The Last Ride of the American Cowboy.
An unsentimental elegy to the American West, Sweetgrass follows the last modern‐day cowboys to lead their flocks of sheep up into Montana’s Absaroka‐Beartooth mountains for summer pasture. This astonishingly beautiful yet unsparing film reveals a world in which nature and culture, animals and humans, vulnerability and violence are all intimately meshed.

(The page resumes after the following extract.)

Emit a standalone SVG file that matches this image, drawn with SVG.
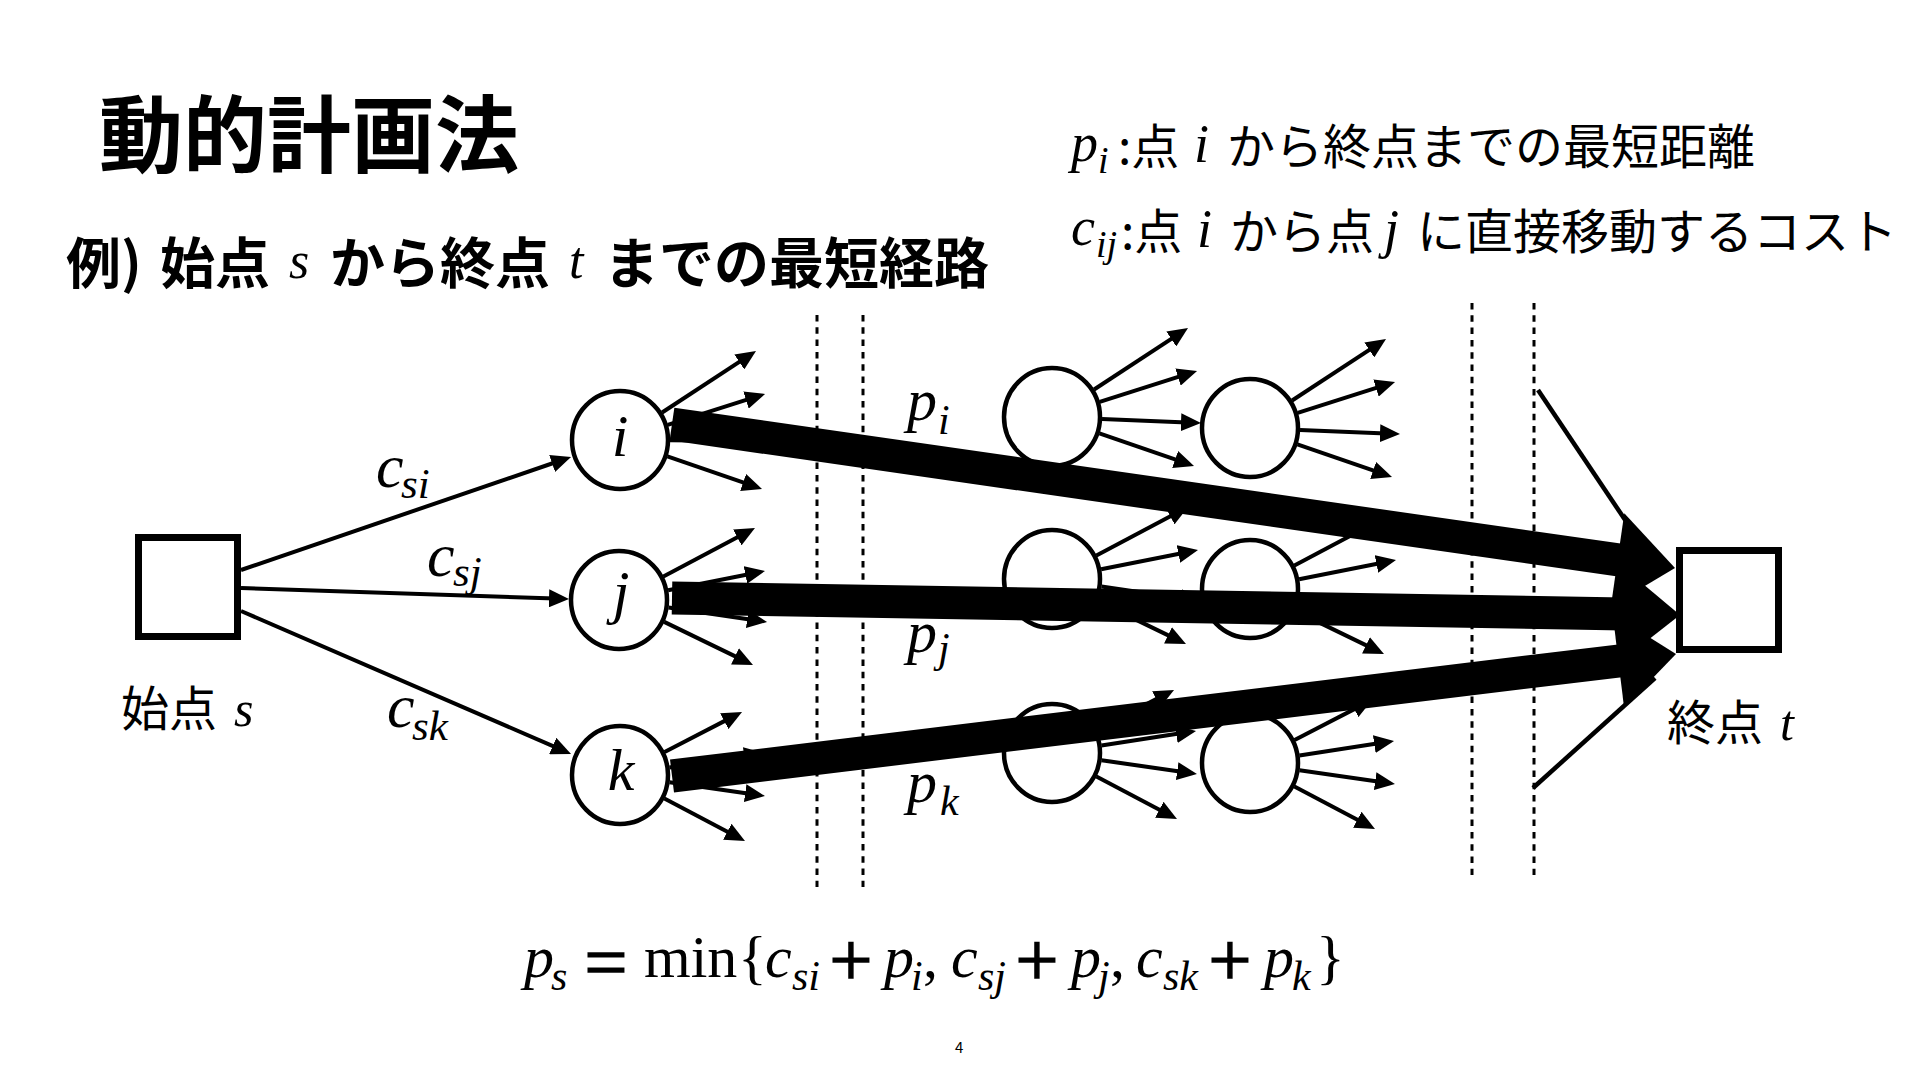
<svg xmlns="http://www.w3.org/2000/svg" width="1920" height="1080" viewBox="0 0 1920 1080">
<style>
.jp{font-family:"Noto Sans CJK JP","Noto Sans CJK SC",sans-serif;fill:#000}
.b{font-weight:700}
.m{font-family:"Liberation Serif","Times New Roman",serif;font-style:italic;fill:#000}
.r{font-family:"Liberation Serif","Times New Roman",serif;font-style:normal;fill:#000}
.op{font-family:"Liberation Serif","Times New Roman",serif;font-style:normal;fill:#000;stroke:#000;stroke-width:1.6;font-size:76px;text-anchor:middle}
.node{fill:#fff;stroke:#000;stroke-width:4.5}
.sq{fill:#fff;stroke:#000;stroke-width:7}
.arr{stroke:#000;stroke-width:4;fill:none;marker-end:url(#ah)}
.dash{stroke:#000;stroke-width:3;stroke-dasharray:6.5 5.8;fill:none}
.band{stroke:#000;stroke-width:33;fill:none}
.thin{stroke:#000;stroke-width:4.5;fill:none}
</style>
<defs>
<marker id="ah" markerUnits="userSpaceOnUse" markerWidth="20" markerHeight="18" refX="6" refY="9" orient="auto"><path d="M0,0L20,9L0,18z" fill="#000"/></marker>
</defs>
<rect x="0" y="0" width="1920" height="1080" fill="#fff"/>

<g id="title">
<text class="jp b" font-size="84" x="99" y="166">動的計画法</text>
</g>
<g id="subtitle">
<text class="jp b" font-size="55" y="283"><tspan x="66">例)</tspan><tspan x="160">始点</tspan><tspan x="330">から終点</tspan><tspan x="604">までの最短経路</tspan></text>
<text class="m" font-size="52" y="278"><tspan x="289">s</tspan><tspan x="569">t</tspan></text>
</g>
<g id="legend">
<text class="m" font-size="54" x="1071" y="161">p</text><text class="m" font-size="38" x="1098" y="173">i</text>
<text class="jp" font-size="48" x="1118" y="164">:点</text>
<text class="m" font-size="54" x="1194" y="162">i</text>
<text class="jp" font-size="48" x="1227" y="164">から終点までの最短距離</text>
<text class="m" font-size="54" x="1071" y="245">c</text><text class="m" font-size="38" x="1096" y="257">ij</text>
<text class="jp" font-size="48" x="1121" y="249">:点</text>
<text class="m" font-size="54" x="1197" y="247">i</text>
<text class="jp" font-size="48" x="1230" y="249">から点</text>
<text class="m" font-size="54" x="1384" y="247">j</text>
<text class="jp" font-size="48" x="1417" y="249">に直接移動するコスト</text>
</g>

<g id="stages">
<line class="dash" x1="817" y1="315" x2="817" y2="887"/>
<line class="dash" x1="863" y1="315" x2="863" y2="887"/>
<line class="dash" x1="1472" y1="303" x2="1472" y2="875"/>
<line class="dash" x1="1534" y1="303" x2="1534" y2="875"/>
</g>

<g id="node-s">
<rect class="sq" x="138.5" y="537.5" width="99" height="99"/>
<text class="jp" font-size="48" x="121" y="726">始点</text>
<text class="m" font-size="50" x="234" y="726">s</text>
</g>
<g id="node-t">
<rect class="sq" x="1679.5" y="550.5" width="99" height="99"/>
<text class="jp" font-size="48" x="1667" y="740">終点</text>
<text class="m" font-size="50" x="1780" y="740">t</text>
</g>
<g id="node-i"><ellipse class="node" cx="620" cy="440" rx="48" ry="49"/><text class="m" font-size="60" x="620" y="456" text-anchor="middle">i</text></g>
<g id="node-j"><ellipse class="node" cx="619" cy="600" rx="48" ry="49"/><text class="m" font-size="60" x="621" y="612" text-anchor="middle">j</text></g>
<g id="node-k"><ellipse class="node" cx="620" cy="775" rx="48" ry="49"/><text class="m" font-size="60" x="621" y="790" text-anchor="middle">k</text></g>
<g id="node-a1"><ellipse class="node" cx="1052" cy="417" rx="48" ry="49"/></g>
<g id="node-a2"><ellipse class="node" cx="1052" cy="579" rx="48" ry="49"/></g>
<g id="node-a3"><ellipse class="node" cx="1052" cy="753" rx="48" ry="49"/></g>
<g id="node-b1"><ellipse class="node" cx="1250" cy="428" rx="48" ry="49"/></g>
<g id="node-b2"><ellipse class="node" cx="1250" cy="589" rx="48" ry="49"/></g>
<g id="node-b3"><ellipse class="node" cx="1250" cy="763" rx="48" ry="49"/></g>

<g id="connectors">
<line class="arr" x1="241" y1="570" x2="557.8" y2="461.5"/>
<line class="arr" x1="241" y1="588" x2="555" y2="598.5"/>
<line class="arr" x1="241" y1="611" x2="558.2" y2="748.4"/>

<g transform="translate(620,440)">
<line class="arr" x1="42.1" y1="-27.5" x2="124.3" y2="-81.3"/>
<line class="arr" x1="47.7" y1="-15.1" x2="131.7" y2="-41.8"/>
<line class="arr" x1="50" y1="0.3" x2="131" y2="1"/>
<line class="arr" x1="47.4" y1="16.3" x2="128.8" y2="44.4"/>
</g>
<g transform="translate(1052,417)">
<line class="arr" x1="42.1" y1="-27.5" x2="124.3" y2="-81.3"/>
<line class="arr" x1="47.7" y1="-15.1" x2="131.7" y2="-41.8"/>
<line class="arr" x1="50" y1="2" x2="135" y2="5.4"/>
<line class="arr" x1="47.4" y1="16.3" x2="128.8" y2="44.4"/>
</g>
<g transform="translate(1250,428)">
<line class="arr" x1="42.1" y1="-27.5" x2="124.3" y2="-81.3"/>
<line class="arr" x1="47.7" y1="-15.1" x2="131.7" y2="-41.8"/>
<line class="arr" x1="50" y1="2" x2="136" y2="5.4"/>
<line class="arr" x1="47.4" y1="16.3" x2="128.8" y2="44.4"/>
</g>
<g transform="translate(619,600)">
<line class="arr" x1="44.4" y1="-23.5" x2="123.6" y2="-65.4"/>
<line class="arr" x1="49.1" y1="-9.7" x2="132.3" y2="-26.3"/>
<line class="arr" x1="49.5" y1="7.4" x2="134.2" y2="19.9"/>
<line class="arr" x1="45.2" y1="21.9" x2="121.4" y2="58.9"/>
</g>
<g transform="translate(1052,579)">
<line class="arr" x1="44.4" y1="-23.5" x2="123.6" y2="-65.4"/>
<line class="arr" x1="49.1" y1="-9.7" x2="132.3" y2="-26.3"/>
<line class="arr" x1="49.5" y1="7.4" x2="134.2" y2="19.9"/>
<line class="arr" x1="45.2" y1="21.9" x2="121.4" y2="58.9"/>
</g>
<g transform="translate(1250,589)">
<line class="arr" x1="44.4" y1="-23.5" x2="123.6" y2="-65.4"/>
<line class="arr" x1="49.1" y1="-9.7" x2="132.3" y2="-26.3"/>
<line class="arr" x1="49.5" y1="7.4" x2="134.2" y2="19.9"/>
<line class="arr" x1="45.2" y1="21.9" x2="121.4" y2="58.9"/>
</g>
<g transform="translate(620,775)">
<line class="arr" x1="44.6" y1="-23" x2="109.6" y2="-56.6"/>
<line class="arr" x1="49.4" y1="-7.6" x2="130.2" y2="-19.9"/>
<line class="arr" x1="49.5" y1="7.2" x2="131.1" y2="19"/>
<line class="arr" x1="44.4" y1="23.4" x2="112.6" y2="59.5"/>
</g>
<g transform="translate(1052,753)">
<line class="arr" x1="44.6" y1="-23" x2="109.6" y2="-56.6"/>
<line class="arr" x1="49.4" y1="-7.6" x2="130.2" y2="-19.9"/>
<line class="arr" x1="49.5" y1="7.2" x2="131.1" y2="19"/>
<line class="arr" x1="44.4" y1="23.4" x2="112.6" y2="59.5"/>
</g>
<g transform="translate(1250,763)">
<line class="arr" x1="44.6" y1="-23" x2="109.6" y2="-56.6"/>
<line class="arr" x1="49.4" y1="-7.6" x2="130.2" y2="-19.9"/>
<line class="arr" x1="49.5" y1="7.2" x2="131.1" y2="19"/>
<line class="arr" x1="44.4" y1="23.4" x2="112.6" y2="59.5"/>
</g>

<line class="thin" x1="1538" y1="390" x2="1660" y2="572"/>
<line class="thin" x1="1533" y1="788" x2="1655" y2="678"/>

<line class="band" x1="672" y1="424" x2="1620" y2="560.2"/>
<polygon points="1624.3,513.3 1675,568 1610.9,606.3" fill="#000"/>
<line class="band" x1="672" y1="598" x2="1624" y2="614"/>
<polygon points="1622.8,567 1680,615 1621.2,661" fill="#000"/>
<line class="band" x1="672" y1="776" x2="1620" y2="660.8"/>
<polygon points="1612.7,614.3 1676,654 1624.1,707.7" fill="#000"/>
</g>

<g id="edge-labels">
<text class="m" font-size="62"><tspan x="376" y="487">c</tspan><tspan x="401" y="498" font-size="43">si</tspan></text>
<text class="m" font-size="62"><tspan x="427" y="576">c</tspan><tspan x="453" y="586" font-size="43">sj</tspan></text>
<text class="m" font-size="62"><tspan x="387" y="727">c</tspan><tspan x="412" y="740" font-size="43">sk</tspan></text>
<text class="m" font-size="60"><tspan x="907" y="420">p</tspan><tspan x="938" y="434" font-size="42">i</tspan></text>
<text class="m" font-size="60"><tspan x="907" y="652">p</tspan><tspan x="938" y="662" font-size="42">j</tspan></text>
<text class="m" font-size="60"><tspan x="907" y="802">p</tspan><tspan x="940" y="815" font-size="42">k</tspan></text>
</g>

<g id="formula">
<text class="r" font-size="60" y="977"><tspan class="m" x="524">p</tspan><tspan class="m" x="551" y="990" font-size="42">s</tspan><tspan x="644" y="977">min</tspan><tspan x="738">{</tspan><tspan class="m" x="765">c</tspan><tspan class="m" x="792" y="990" font-size="42">si</tspan><tspan class="m" x="884" y="977">p</tspan><tspan class="m" x="911" y="990" font-size="42">i</tspan><tspan x="923" y="977">,</tspan><tspan class="m" x="951">c</tspan><tspan class="m" x="978" y="990" font-size="42">sj</tspan><tspan class="m" x="1071" y="977">p</tspan><tspan class="m" x="1098" y="990" font-size="42">j</tspan><tspan x="1110" y="977">,</tspan><tspan class="m" x="1136">c</tspan><tspan class="m" x="1163" y="990" font-size="42">sk</tspan><tspan class="m" x="1264" y="977">p</tspan><tspan class="m" x="1292" y="990" font-size="42">k</tspan><tspan x="1316" y="977">}</tspan></text>
<text class="op" x="606" y="988">=</text>
<text class="op" x="851" y="985">+</text>
<text class="op" x="1037" y="985">+</text>
<text class="op" x="1230" y="985">+</text>
</g>

<g id="page-number">
<text class="jp" font-size="15" x="955" y="1053">4</text>
</g>
</svg>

Barbash and Castaing and Taylor split their time between the New England, the Lake District, and the Pyrenees. Their work combines the ambiguity and provocations of art with a documentary eye on lived experience. Working in Montana since 2001, they have deployed different styles in film, video, and photography to evoke the attractions and the ambivalence of the pastoral, and to depict the waning world of the Old West. Previous works of theirs include Made in USA (1990), a film about sweatshops and child labor in the Los Angeles garment industry, and In and Out of Africa (1992), an ethnographic video about authenticity, taste, and racial politics in the transnational African art market, which won eight international awards. Forthcoming works by Castaing‐Taylor include Hell Roaring Creek (2010) and The High Trail (2010). Their work is in the permanent collection of the Museum of Modern Art, New York, and has been exhibited and the subject of symposia at the British Museum, the Musée du quai Branly, and the Smithsonian Institution, and also exhibited at Marian Goodman Gallery, the X‐Initiative, and the Berlin Kunsthalle. Born in 1959 in New York, Barbash is curator of visual anthropology at the Peabody Museum, Harvard University. Born in Liverpool in 1966, Castaing Taylor is the Director of Harvard's Film Study Center and Sensory Ethnography Lab.